On January 4, 2013, the U.S. Court of Appeals for the District of Columbia Circuit, in Natural Resources Defense Council v. EPA,[5] issued a decision that remanded the EPA's 2007 and 2008 rules implementing the 1997 PM2.5 NAAQS. The court found that EPA erred in implementing the PM2.5 NAAQS in these rules solely pursuant to the general implementation provisions of subpart 1 of part D of title I of the CAA, rather than pursuant to the additional implementation provisions specific to particulate matter nonattainment areas in subpart 4. The court ordered the EPA to “repromulgate these rules pursuant to Subpart 4 consistent with this opinion.” 706 F.3d 428, 437. On June 2, 2014, EPA finalized a rule that provides a response, in part, to the NRDC v. EPA remand.[6] The rule initially classifies all nonattainment areas as moderate and sets a deadline of December 31, 2014, for states to submit “remaining required SIP submissions for [nonattainment] areas, pursuant to and considering the application of subpart 4”. Under subpart 4, the only additional requirement for a NNSR program is to ensure all control requirements applicable to PM2.5 major sources also apply to PM2.5 precursors, except where the Administrator determines that such sources do not contribute significantly to PM2.5 levels which exceed the standard in the area. (CAA section 189(e))
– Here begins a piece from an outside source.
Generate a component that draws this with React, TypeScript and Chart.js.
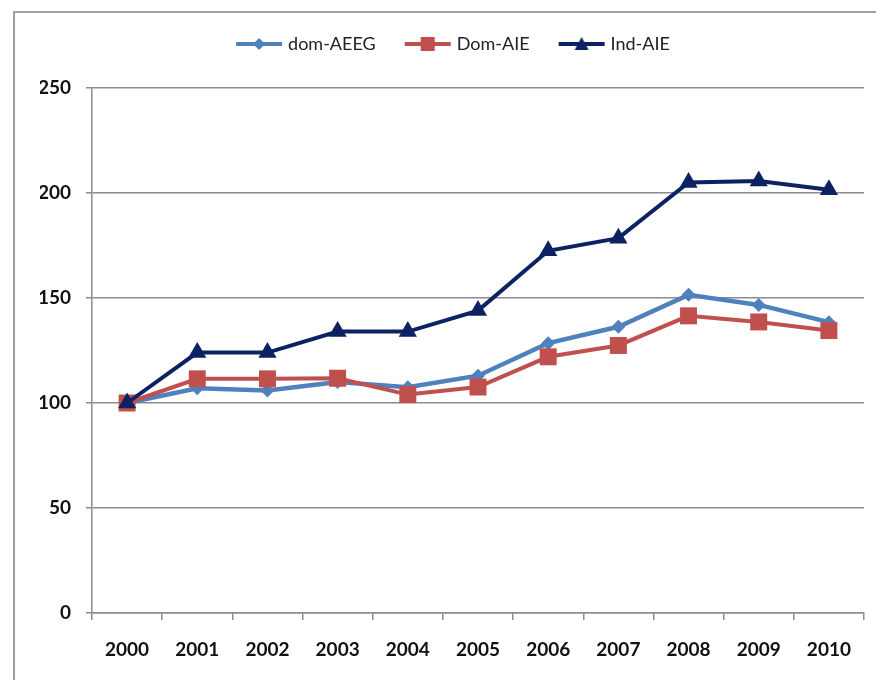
import React, { useEffect, useRef } from "react";
import { Chart, registerables } from "chart.js";

Chart.register(...registerables);

const categories = ["2000", "2001", "2002", "2003", "2004", "2005", "2006", "2007", "2008", "2009", "2010"];
const domAEEG = [100, 107, 106, 110, 107.5, 113, 128.5, 136.3, 151.5, 146.7, 138.5];
const domAIE = [100, 111.5, 111.5, 111.8, 104, 107.6, 122, 127.4, 141.5, 138.6, 134.5];
const indAIE = [100, 124, 124, 134, 134, 144, 172.5, 178.5, 205, 205.7, 201.5];
const seriesNames = ["dom-AEEG", "Dom-AIE", "Ind-AIE"];
const yTicks = [0, 50, 100, 150, 200, 250];

const BLUE = "#4F81BD";
const RED = "#C0504D";
const NAVY = "#0C2262";

function makeIcon(color: string, kind: string) {
  const c = document.createElement("canvas");
  c.width = 48;
  c.height = 18;
  const ctx = c.getContext("2d")!;
  ctx.strokeStyle = color;
  ctx.fillStyle = color;
  ctx.lineWidth = 4;
  ctx.beginPath();
  ctx.moveTo(1, 9);
  ctx.lineTo(47, 9);
  ctx.stroke();
  ctx.beginPath();
  if (kind === "diamond") {
    ctx.moveTo(24, 3);
    ctx.lineTo(30, 9);
    ctx.lineTo(24, 15);
    ctx.lineTo(18, 9);
    ctx.closePath();
  } else if (kind === "square") {
    ctx.rect(17, 2, 14, 14);
  } else {
    ctx.moveTo(24, 2);
    ctx.lineTo(31, 15);
    ctx.lineTo(17, 15);
    ctx.closePath();
  }
  ctx.fill();
  return c;
}

export default function App() {
  const ref = useRef<HTMLCanvasElement | null>(null);

  useEffect(() => {
    if (!ref.current) return;
    const icons = [makeIcon(BLUE, "diamond"), makeIcon(RED, "square"), makeIcon(NAVY, "triangle")];
    const colors = [BLUE, RED, NAVY];
    const legendFix = {
      id: "legendFix",
      beforeInit(chart: any) {
        const lg = chart.legend;
        if (lg && !lg.__patched) {
          const orig = lg.fit;
          lg.fit = function () {
            orig.call(this);
            this.height = 85;
          };
          lg.__patched = true;
        }
      },
    };
    const chart = new Chart(ref.current, {
      type: "line",
      data: {
        labels: categories,
        datasets: [
          {
            label: seriesNames[0],
            data: domAEEG,
            borderColor: BLUE,
            backgroundColor: BLUE,
            borderWidth: 4.5,
            pointStyle: "rectRot",
            pointRadius: 7,
            pointBorderWidth: 0,
            tension: 0,
            order: 3,
          },
          {
            label: seriesNames[1],
            data: domAIE,
            borderColor: RED,
            backgroundColor: RED,
            borderWidth: 4,
            pointStyle: "rect",
            pointRadius: 12,
            pointBorderWidth: 0,
            tension: 0,
            order: 2,
          },
          {
            label: seriesNames[2],
            data: indAIE,
            borderColor: NAVY,
            backgroundColor: NAVY,
            borderWidth: 4,
            pointStyle: "triangle",
            pointRadius: 10.5,
            pointBorderWidth: 0,
            tension: 0,
            order: 1,
          },
        ],
      },
      options: {
        animation: false,
        responsive: false,
        maintainAspectRatio: false,
        layout: { padding: { top: 3, right: 7, left: 40, bottom: 0 } },
        plugins: {
          tooltip: { enabled: false },
          legend: {
            position: "top",
            align: "center",
            labels: {
              usePointStyle: true,
              pointStyleWidth: 40,
              boxHeight: 18,
              padding: 32,
              color: "#222",
              font: { family: "Lato", size: 18 },
              sort: (a: any, b: any) => a.datasetIndex - b.datasetIndex,
              generateLabels: (ch: any) =>
                ch.data.datasets.map((ds: any, i: number) => ({
                  text: ds.label,
                  fillStyle: colors[i],
                  strokeStyle: colors[i],
                  lineWidth: 0,
                  pointStyle: icons[i],
                  hidden: false,
                  datasetIndex: i,
                  fontColor: "#222",
                })),
            },
          },
        },
        scales: {
          x: {
            offset: true,
            grid: {
              offset: true,
              drawOnChartArea: false,
              drawTicks: true,
              tickLength: 7,
              color: "#8c8c8c",
              lineWidth: 1.5,
            },
            border: { color: "#8c8c8c", width: 1.5 },
            ticks: {
              padding: 18,
              color: "#111",
              font: { family: "Lato", size: 19, weight: "bold" },
              maxRotation: 0,
              autoSkip: false,
            },
            afterFit: (s: any) => {
              s.height = 67;
            },
          },
          y: {
            min: 0,
            max: 250,
            afterBuildTicks: (s: any) => {
              s.ticks = yTicks.map((v) => ({ value: v }));
            },
            grid: {
              color: "#8c8c8c",
              lineWidth: 1.5,
              tickLength: 6,
            },
            border: { color: "#8c8c8c", width: 1.5 },
            ticks: {
              padding: 15,
              color: "#111",
              font: { family: "Lato", size: 19, weight: "bold" },
            },
            afterFit: (s: any) => {
              s.width = 52;
            },
          },
        },
      },
      plugins: [legendFix],
    } as any);
    return () => chart.destroy();
  }, []);

  return (
    <div style={{ position: "fixed", left: 0, top: 0, width: 876, height: 680, background: "#fff", overflow: "hidden" }}>
      <div
        style={{
          position: "absolute",
          left: 13,
          top: 11,
          width: 900,
          height: 700,
          borderLeft: "2px solid #a0a0a0",
          borderTop: "2px solid #a0a0a0",
        }}
      />
      <canvas ref={ref} width={876} height={680} style={{ position: "absolute", left: 0, top: 0, width: 876, height: 680 }} />
    </div>
  );
}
The SCAQMD's current NNSR program for emissions of pollutants other than PM2.5 regulates new and modified stationary sources of emissions through a series of rules in its Regulation XIII. The rules contained in Regulation XIII prescribe pre-construction review requirements for new and modified facilities, to ensure that the facility operations do not interfere with progress towards attaining ambient air quality standards. With the adoption of Rule 1325, SCAQMD provides a rule intended to specifically regulate PM2.5 emissions in accordance with requirements of 40 CFR 51.165 and the CAA.

B. How is EPA evaluating the rule?

EPA reviewed Rule 1325: Federal PM2.5 New Source Review Program for compliance with: (1) The CAA requirements for SIPs in general as set forth in CAA section 110(a)(2); (2) the requirements related to SIP revisions in CAA sections 110(l) [7] and 193; (3) the requirements for stationary source preconstruction permitting programs in CAA section 173(a) through (c) of subpart 1 and section 189 of subpart 4; (4) requirements related to the review and modification of major sources in 40 CFR part 51.165.

C. Does the rule meet the evaluation criteria?

With respect to procedural requirements, CAA sections 110(a)(2) and 110(l) require that revisions to a SIP be adopted by the State after reasonable notice and public hearing. EPA has promulgated specific procedural requirements for SIP revisions in 40 CFR part 51, subpart V. These requirements include publication of notices, by prominent advertisement in the relevant geographic area, a public hearing or notice of an opportunity for a public hearing on the proposed revisions, and a public comment period of at least 30 days.

Based on our review of the public process documentation included in the December 29, 2014 submittal, we find that SCAQMD has provided sufficient evidence of public notice and opportunity for comment and a public Start Printed Page 8253hearing prior to adoption and submittal of these rules to EPA.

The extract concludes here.